* Begin *

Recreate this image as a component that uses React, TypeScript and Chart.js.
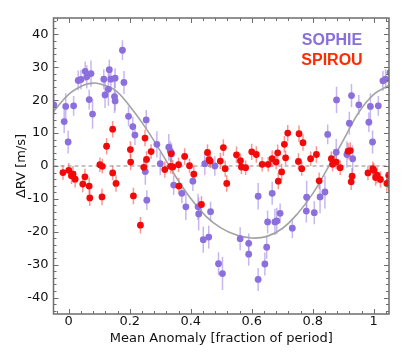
import React, { useEffect, useRef } from "react";
import { Chart, registerables } from "chart.js";

Chart.register(...registerables);

// ---------------- data ----------------
const seriesNames = ["SOPHIE", "SPIROU"];

const sophiePhase = [
  -0.049, -0.015, -0.01, -0.002, 0.016, 0.031, 0.04, 0.054, 0.059, 0.067,
  0.073, 0.078, 0.115, 0.119, 0.13, 0.133, 0.138, 0.15, 0.152, 0.152,
  0.176, 0.181, 0.196, 0.21, 0.217, 0.254, 0.251, 0.256, 0.289, 0.3,
  0.328, 0.333, 0.337, 0.344, 0.371, 0.384, 0.407, 0.424, 0.426, 0.441,
  0.446, 0.459, 0.465, 0.479, 0.491, 0.504, 0.562, 0.59, 0.59, 0.621,
  0.621, 0.643, 0.649, 0.652, 0.667, 0.676, 0.682, 0.693, 0.733, 0.779,
  0.78, 0.805, 0.824, 0.84, 0.849, 0.877, 0.878, 0.912, 0.92, 0.927,
  0.931, 0.951, 0.984, 0.989, 0.996, 1.015, 1.03, 1.039, 1.053,
];
const sophieRV = [
  18.6, 13.5, 18.1, 7.3, 18.3, 26.0, 26.3, 28.8, 27.1, 20.2,
  28.1, 15.8, 26.4, 21.6, 23.3, 29.3, 26.4, 21.1, 26.7, 19.8,
  35.2, 25.4, 15.1, 12.0, 9.4, 14.0, -1.7, -10.4, 6.6, 0.7,
  5.7, 4.5, 3.9, -5.8, -8.3, -12.4, -4.6, -12.4, -14.6, -22.4,
  0.7, -21.6, -13.9, 0.0, -29.7, -32.7, -22.1, -23.5, -26.8, -9.2,
  -34.5, -29.8, -24.7, -17.0, -8.3, -17.0, -16.7, -14.4, -18.9, -13.7,
  -9.5, -14.2, -9.4, -7.9, 9.6, 4.2, 20.1, 3.5, 13.0, 21.4,
  2.2, 18.6, 13.3, 18.1, 7.3, 18.3, 25.9, 26.4, 28.4,
];
const sophieErr = [
  3, 3.5, 4, 3.5, 3, 3, 3, 3, 3.5, 3,
  4, 4.5, 3, 4, 5, 3, 3.5, 5, 3, 3,
  3, 3.5, 3, 3, 3, 3, 4, 3, 4, 3.5,
  4, 3, 3, 3, 3, 4, 3, 4, 5, 4,
  3.5, 3.5, 3, 3, 3.5, 5, 3.5, 3, 3.5, 4,
  3.5, 3.5, 3.5, 3.5, 3.5, 4, 4, 3, 3, 3.5,
  5, 3.5, 5, 5, 3, 4, 4, 4, 3.5, 3.5,
  4, 3, 3, 4, 3.5, 3, 3, 3, 3,
];

const spirouPhase = [
  -0.019, 0.0, 0.009, 0.014, 0.021, 0.046, 0.053, 0.067, 0.069, 0.102,
  0.109, 0.11, 0.124, 0.144, 0.144, 0.155, 0.202, 0.203, 0.212, 0.235,
  0.246, 0.25, 0.255, 0.27, 0.315, 0.334, 0.336, 0.341, 0.36, 0.361,
  0.38, 0.396, 0.41, 0.435, 0.455, 0.46, 0.464, 0.497, 0.507, 0.513,
  0.518, 0.55, 0.563, 0.566, 0.58, 0.6, 0.615, 0.634, 0.654, 0.667,
  0.68, 0.685, 0.687, 0.698, 0.707, 0.711, 0.718, 0.753, 0.755, 0.764,
  0.768, 0.793, 0.812, 0.821, 0.861, 0.865, 0.877, 0.89, 0.916, 0.923,
  0.926, 0.929, 0.981, 0.997, 1.0, 1.006, 1.011, 1.022, 1.043, 1.049,
  1.049,
];
const spirouRV = [
  -2.0, -1.3, -3.0, -2.5, -4.0, -5.5, -3.3, -6.1, -9.7, 0.4,
  -9.4, -0.1, 6.0, 11.2, -2.1, -5.3, 5.0, 1.2, -9.1, -18.0,
  -0.4, 8.5, 2.0, 4.4, -1.1, -0.1, 3.7, -0.3, 0.4, -6.1,
  2.9, 0.1, -2.5, -11.7, 4.1, 1.9, 1.5, 1.5, 5.6, -0.8,
  -5.3, 3.4, 1.6, -0.3, -0.5, 4.3, 3.5, 0.5, 0.5, 2.2,
  1.2, 4.0, -4.6, -1.8, 6.6, 2.5, 10.0, 1.4, 9.8, -0.8,
  7.1, 2.2, 3.5, -4.5, 2.2, 0.5, 1.2, -0.5, 4.5, 4.7,
  -4.8, -3.1, -2.1, -0.8, -1.3, -3.5, -2.8, -4.1, -5.3, -2.8,
  -5.5,
];
const spirouErr = [
  2.2, 2.2, 2.5, 2.5, 2.5, 2.5, 2.5, 2.5, 2.5, 2.2,
  2.5, 2.2, 2.5, 2.5, 2.2, 2.5, 2.5, 2.5, 2.5, 2.5,
  2.2, 2.5, 2.5, 2.2, 2.5, 2.2, 2.5, 2.2, 2.2, 2.5,
  2.5, 2.2, 2.5, 2.5, 2.5, 2.2, 2.2, 2.5, 2.5, 2.5,
  2.5, 2.5, 2.2, 2.2, 2.2, 2.5, 2.5, 2.2, 2.2, 2.5,
  2.2, 2.5, 2.5, 2.5, 2.5, 2.2, 2.5, 2.5, 2.5, 2.2,
  2.5, 2.2, 2.5, 2.5, 2.2, 2.2, 2.2, 2.2, 2.5, 2.5,
  2.5, 2.5, 2.2, 2.2, 2.2, 2.5, 2.5, 2.5, 2.5, 2.5,
  2.5,
];

const modelPhase = [
  -0.05, 0.0, 0.05, 0.08, 0.1, 0.15, 0.2, 0.25, 0.3, 0.35, 0.4, 0.45, 0.5,
  0.55, 0.6, 0.65, 0.7, 0.75, 0.8, 0.85, 0.9, 0.95, 1.0, 1.05,
];
const modelRV = [
  16.6, 21.8, 24.6, 25.2, 25.0, 23.2, 18.2, 11.9, 4.6, -3.1, -9.9, -15.3, -18.9,
  -21.0, -21.9, -21.4, -19.0, -14.5, -8.4, -0.5, 7.8, 16.2, 21.8, 24.5,
];

const zeroPhase = [-0.05, 1.05];
const zeroRV = [0, 0];

const xTicks = [0, 0.2, 0.4, 0.6, 0.8, 1.0];
const xTickLabels = ["0", "0.2", "0.4", "0.6", "0.8", "1"];
const yTicks = [-40, -30, -20, -10, 0, 10, 20, 30, 40];
const yTickLabels = ["-40", "-30", "-20", "-10", "0", "10", "20", "30", "40"];

const xTitle = "Mean Anomaly [fraction of period]";
const yTitle = "ΔRV [m/s]";

// ---------------- styles ----------------
const PURPLE = "#8b6fdc";
const PURPLE_BAR = "rgba(160,135,230,0.6)";
const RED = "#f20a0a";
const RED_BAR = "rgba(250,80,80,0.6)";
const SOPHIE_TEXT = "#8a6fdb";
const SPIROU_TEXT = "#ff2a00";
const FRAME = "#6e6e6e";
const FONT = "'DejaVu Sans', sans-serif";

const errorBarPlugin = {
  id: "errorBars",
  beforeDatasetsDraw(chart: any) {
    const { ctx, chartArea } = chart;
    const yScale = chart.scales.y;
    ctx.save();
    ctx.beginPath();
    ctx.rect(chartArea.left, chartArea.top, chartArea.width, chartArea.height);
    ctx.clip();
    chart.data.datasets.forEach((ds: any, i: number) => {
      if (!ds.errors) return;
      const meta = chart.getDatasetMeta(i);
      ctx.strokeStyle = ds.errorColor;
      ctx.lineWidth = 1.5;
      meta.data.forEach((pt: any, j: number) => {
        const v = ds.data[j].y;
        const e = ds.errors[j];
        ctx.beginPath();
        ctx.moveTo(pt.x, yScale.getPixelForValue(v - e));
        ctx.lineTo(pt.x, yScale.getPixelForValue(v + e));
        ctx.stroke();
      });
    });
    ctx.restore();
  },
};

const framePlugin = {
  id: "frame",
  afterDraw(chart: any) {
    const { ctx, chartArea } = chart;
    const { left, right, top, bottom } = chartArea;
    const xs = chart.scales.x;
    const ys = chart.scales.y;
    ctx.save();
    ctx.strokeStyle = FRAME;
    ctx.lineWidth = 1.5;
    ctx.strokeRect(left, top, right - left, bottom - top);
    ctx.lineWidth = 1;
    const major = 5;
    const minor = 3;
    ctx.beginPath();
    for (let k = -1; k <= 26; k++) {
      const v = k * 0.04;
      const isMajor = xTicks.some((t) => Math.abs(t - v) < 1e-6);
      const len = isMajor ? major : minor;
      const px = Math.round(xs.getPixelForValue(v)) + 0.5;
      if (px < left || px > right) continue;
      ctx.moveTo(px, bottom);
      ctx.lineTo(px, bottom - len);
      ctx.moveTo(px, top);
      ctx.lineTo(px, top + len);
    }
    for (let k = -22; k <= 22; k++) {
      const v = k * 2;
      const isMajor = yTicks.includes(v);
      const len = isMajor ? major : minor;
      const py = Math.round(ys.getPixelForValue(v)) + 0.5;
      if (py < top || py > bottom) continue;
      ctx.moveTo(left, py);
      ctx.lineTo(left + len, py);
      ctx.moveTo(right, py);
      ctx.lineTo(right - len, py);
    }
    ctx.stroke();

    // series labels
    ctx.font = "bold 16px 'Liberation Sans', Arial, sans-serif";
    ctx.textAlign = "center";
    ctx.textBaseline = "middle";
    ctx.fillStyle = SOPHIE_TEXT;
    ctx.fillText(seriesNames[0], right - 57, top + 23);
    ctx.fillStyle = SPIROU_TEXT;
    ctx.fillText(seriesNames[1], right - 57, top + 43);
    ctx.restore();
  },
};

export default function App() {
  const canvasRef = useRef<HTMLCanvasElement | null>(null);

  useEffect(() => {
    const canvas = canvasRef.current;
    if (!canvas) return;
    const chart = new Chart(canvas, {
      type: "scatter",
      data: {
        datasets: [
          {
            label: seriesNames[1],
            data: spirouPhase.map((x, i) => ({ x, y: spirouRV[i] })),
            errors: spirouErr,
            errorColor: RED_BAR,
            backgroundColor: RED,
            borderColor: RED,
            borderWidth: 0,
            pointRadius: 3.4,
            showLine: false,
          } as any,
          {
            label: seriesNames[0],
            data: sophiePhase.map((x, i) => ({ x, y: sophieRV[i] })),
            errors: sophieErr,
            errorColor: PURPLE_BAR,
            backgroundColor: PURPLE,
            borderColor: PURPLE,
            borderWidth: 0,
            pointRadius: 3.4,
            showLine: false,
          } as any,
          {
            type: "line",
            label: "model",
            data: modelPhase.map((x, i) => ({ x, y: modelRV[i] })),
            borderColor: "#a3a3a3",
            borderWidth: 1.6,
            pointRadius: 0,
            tension: 0.4,
            fill: false,
          } as any,
          {
            type: "line",
            label: "zero",
            data: zeroPhase.map((x, i) => ({ x, y: zeroRV[i] })),
            borderColor: "#8a8a8a",
            borderWidth: 1.2,
            borderDash: [4, 3],
            pointRadius: 0,
            fill: false,
          } as any,
        ],
      },
      options: {
        responsive: false,
        animation: false,
        layout: { padding: { left: 0, top: 18, right: 26, bottom: 0 } },
        plugins: {
          legend: { display: false },
          tooltip: { enabled: false },
        },
        scales: {
          x: {
            type: "linear",
            min: -0.05,
            max: 1.05,
            afterBuildTicks: (s: any) => {
              s.ticks = xTicks.map((v) => ({ value: v }));
            },
            afterFit: (s: any) => {
              s.height = 39;
            },
            grid: { display: false, drawTicks: false },
            border: { display: false },
            ticks: {
              padding: 0,
              maxRotation: 0,
              autoSkip: false,
              color: "#111",
              font: { family: FONT, size: 13 },
              callback: (_v: any, i: number) => xTickLabels[i],
            },
            title: {
              display: true,
              text: xTitle,
              color: "#111",
              font: { family: FONT, size: 13 },
              padding: { top: 0, bottom: 7 },
            },
          },
          y: {
            type: "linear",
            min: -45,
            max: 45,
            afterBuildTicks: (s: any) => {
              s.ticks = yTicks.map((v) => ({ value: v }));
            },
            afterFit: (s: any) => {
              s.width = 53.5;
            },
            grid: { display: false, drawTicks: false },
            border: { display: false },
            ticks: {
              padding: 5,
              autoSkip: false,
              color: "#111",
              font: { family: FONT, size: 13 },
              callback: (_v: any, i: number) => yTickLabels[i],
            },
            title: {
              display: true,
              text: yTitle,
              color: "#111",
              font: { family: FONT, size: 13 },
              padding: { top: 14, bottom: 0 },
            },
          },
        },
      } as any,
      plugins: [errorBarPlugin, framePlugin],
    });
    return () => chart.destroy();
  }, []);

  return (
    <div style={{ position: "fixed", left: 0, top: 0, width: 415, height: 353, background: "#fff" }}>
      <canvas ref={canvasRef} width={415} height={353} style={{ display: "block" }} />
    </div>
  );
}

* End *

- Directive:
Take every line containing the word "React" and copy it.

- Solution for this problem:
Recreate this image as a component that uses React, TypeScript and Chart.js.
import React, { useEffect, useRef } from "react";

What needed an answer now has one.